Task directions:
Copy every line of the data exactly, leaving nothing out.
— BEGIN —
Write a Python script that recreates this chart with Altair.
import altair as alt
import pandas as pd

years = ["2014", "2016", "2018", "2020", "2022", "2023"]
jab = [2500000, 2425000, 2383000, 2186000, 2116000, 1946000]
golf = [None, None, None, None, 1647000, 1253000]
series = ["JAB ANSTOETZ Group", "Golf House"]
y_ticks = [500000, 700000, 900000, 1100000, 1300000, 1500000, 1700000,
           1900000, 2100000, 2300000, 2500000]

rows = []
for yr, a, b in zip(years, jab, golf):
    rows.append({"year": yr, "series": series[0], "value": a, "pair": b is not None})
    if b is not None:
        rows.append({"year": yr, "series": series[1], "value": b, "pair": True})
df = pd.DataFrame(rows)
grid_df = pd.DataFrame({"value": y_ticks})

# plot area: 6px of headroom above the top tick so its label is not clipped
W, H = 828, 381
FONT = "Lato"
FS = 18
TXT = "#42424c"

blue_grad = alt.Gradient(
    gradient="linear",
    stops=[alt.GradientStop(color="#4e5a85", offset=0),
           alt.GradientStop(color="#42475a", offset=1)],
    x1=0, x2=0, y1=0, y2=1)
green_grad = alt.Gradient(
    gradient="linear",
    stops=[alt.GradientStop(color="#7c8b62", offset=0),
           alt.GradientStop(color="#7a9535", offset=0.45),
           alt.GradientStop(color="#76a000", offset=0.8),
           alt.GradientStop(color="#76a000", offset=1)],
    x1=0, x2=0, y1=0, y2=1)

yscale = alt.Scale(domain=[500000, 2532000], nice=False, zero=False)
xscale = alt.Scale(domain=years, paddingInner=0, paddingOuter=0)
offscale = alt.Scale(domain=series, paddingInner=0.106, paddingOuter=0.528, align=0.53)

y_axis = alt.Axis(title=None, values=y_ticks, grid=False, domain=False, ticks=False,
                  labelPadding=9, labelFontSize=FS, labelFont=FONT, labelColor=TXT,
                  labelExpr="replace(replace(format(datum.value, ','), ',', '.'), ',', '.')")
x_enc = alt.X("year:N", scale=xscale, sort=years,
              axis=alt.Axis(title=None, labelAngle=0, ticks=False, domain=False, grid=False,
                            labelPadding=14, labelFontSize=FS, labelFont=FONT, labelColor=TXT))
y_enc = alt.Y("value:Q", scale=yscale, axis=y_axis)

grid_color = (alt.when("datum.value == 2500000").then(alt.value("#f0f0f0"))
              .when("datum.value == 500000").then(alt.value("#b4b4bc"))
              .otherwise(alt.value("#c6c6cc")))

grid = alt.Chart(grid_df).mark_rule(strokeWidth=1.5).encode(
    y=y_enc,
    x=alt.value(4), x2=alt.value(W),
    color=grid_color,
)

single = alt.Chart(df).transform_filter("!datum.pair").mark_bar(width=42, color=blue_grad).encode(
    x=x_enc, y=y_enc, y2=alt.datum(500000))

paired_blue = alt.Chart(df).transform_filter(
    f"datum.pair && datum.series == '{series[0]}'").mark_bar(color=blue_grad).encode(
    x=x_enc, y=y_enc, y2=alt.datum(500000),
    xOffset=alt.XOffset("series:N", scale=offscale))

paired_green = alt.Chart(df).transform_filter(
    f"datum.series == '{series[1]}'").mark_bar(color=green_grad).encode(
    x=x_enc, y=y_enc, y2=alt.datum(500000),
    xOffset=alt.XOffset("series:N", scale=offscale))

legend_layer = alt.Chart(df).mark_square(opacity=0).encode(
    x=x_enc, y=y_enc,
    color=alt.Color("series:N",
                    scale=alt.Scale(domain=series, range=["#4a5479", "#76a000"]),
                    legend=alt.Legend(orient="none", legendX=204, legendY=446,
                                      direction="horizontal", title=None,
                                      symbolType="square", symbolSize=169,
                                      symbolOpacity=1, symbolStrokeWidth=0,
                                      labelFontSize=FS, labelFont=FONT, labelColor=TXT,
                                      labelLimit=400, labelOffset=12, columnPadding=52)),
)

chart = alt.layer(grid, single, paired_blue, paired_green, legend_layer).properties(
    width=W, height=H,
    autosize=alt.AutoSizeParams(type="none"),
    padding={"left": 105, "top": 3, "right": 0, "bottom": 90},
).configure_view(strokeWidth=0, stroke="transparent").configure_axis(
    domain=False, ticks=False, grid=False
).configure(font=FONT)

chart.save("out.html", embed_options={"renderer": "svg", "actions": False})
— END —
Final answer:
Write a Python script that recreates this chart with Altair.
import altair as alt
import pandas as pd

years = ["2014", "2016", "2018", "2020", "2022", "2023"]
jab = [2500000, 2425000, 2383000, 2186000, 2116000, 1946000]
golf = [None, None, None, None, 1647000, 1253000]
series = ["JAB ANSTOETZ Group", "Golf House"]
y_ticks = [500000, 700000, 900000, 1100000, 1300000, 1500000, 1700000,
           1900000, 2100000, 2300000, 2500000]

rows = []
for yr, a, b in zip(years, jab, golf):
    rows.append({"year": yr, "series": series[0], "value": a, "pair": b is not None})
    if b is not None:
        rows.append({"year": yr, "series": series[1], "value": b, "pair": True})
df = pd.DataFrame(rows)
grid_df = pd.DataFrame({"value": y_ticks})

# plot area: 6px of headroom above the top tick so its label is not clipped
W, H = 828, 381
FONT = "Lato"
FS = 18
TXT = "#42424c"

blue_grad = alt.Gradient(
    gradient="linear",
    stops=[alt.GradientStop(color="#4e5a85", offset=0),
           alt.GradientStop(color="#42475a", offset=1)],
    x1=0, x2=0, y1=0, y2=1)
green_grad = alt.Gradient(
    gradient="linear",
    stops=[alt.GradientStop(color="#7c8b62", offset=0),
           alt.GradientStop(color="#7a9535", offset=0.45),
           alt.GradientStop(color="#76a000", offset=0.8),
           alt.GradientStop(color="#76a000", offset=1)],
    x1=0, x2=0, y1=0, y2=1)

yscale = alt.Scale(domain=[500000, 2532000], nice=False, zero=False)
xscale = alt.Scale(domain=years, paddingInner=0, paddingOuter=0)
offscale = alt.Scale(domain=series, paddingInner=0.106, paddingOuter=0.528, align=0.53)

y_axis = alt.Axis(title=None, values=y_ticks, grid=False, domain=False, ticks=False,
                  labelPadding=9, labelFontSize=FS, labelFont=FONT, labelColor=TXT,
                  labelExpr="replace(replace(format(datum.value, ','), ',', '.'), ',', '.')")
x_enc = alt.X("year:N", scale=xscale, sort=years,
              axis=alt.Axis(title=None, labelAngle=0, ticks=False, domain=False, grid=False,
                            labelPadding=14, labelFontSize=FS, labelFont=FONT, labelColor=TXT))
y_enc = alt.Y("value:Q", scale=yscale, axis=y_axis)

grid_color = (alt.when("datum.value == 2500000").then(alt.value("#f0f0f0"))
              .when("datum.value == 500000").then(alt.value("#b4b4bc"))
              .otherwise(alt.value("#c6c6cc")))

grid = alt.Chart(grid_df).mark_rule(strokeWidth=1.5).encode(
    y=y_enc,
    x=alt.value(4), x2=alt.value(W),
    color=grid_color,
)

single = alt.Chart(df).transform_filter("!datum.pair").mark_bar(width=42, color=blue_grad).encode(
    x=x_enc, y=y_enc, y2=alt.datum(500000))

paired_blue = alt.Chart(df).transform_filter(
    f"datum.pair && datum.series == '{series[0]}'").mark_bar(color=blue_grad).encode(
    x=x_enc, y=y_enc, y2=alt.datum(500000),
    xOffset=alt.XOffset("series:N", scale=offscale))

paired_green = alt.Chart(df).transform_filter(
    f"datum.series == '{series[1]}'").mark_bar(color=green_grad).encode(
    x=x_enc, y=y_enc, y2=alt.datum(500000),
    xOffset=alt.XOffset("series:N", scale=offscale))

legend_layer = alt.Chart(df).mark_square(opacity=0).encode(
    x=x_enc, y=y_enc,
    color=alt.Color("series:N",
                    scale=alt.Scale(domain=series, range=["#4a5479", "#76a000"]),
                    legend=alt.Legend(orient="none", legendX=204, legendY=446,
                                      direction="horizontal", title=None,
                                      symbolType="square", symbolSize=169,
                                      symbolOpacity=1, symbolStrokeWidth=0,
                                      labelFontSize=FS, labelFont=FONT, labelColor=TXT,
                                      labelLimit=400, labelOffset=12, columnPadding=52)),
)

chart = alt.layer(grid, single, paired_blue, paired_green, legend_layer).properties(
    width=W, height=H,
    autosize=alt.AutoSizeParams(type="none"),
    padding={"left": 105, "top": 3, "right": 0, "bottom": 90},
).configure_view(strokeWidth=0, stroke="transparent").configure_axis(
    domain=False, ticks=False, grid=False
).configure(font=FONT)

chart.save("out.html", embed_options={"renderer": "svg", "actions": False})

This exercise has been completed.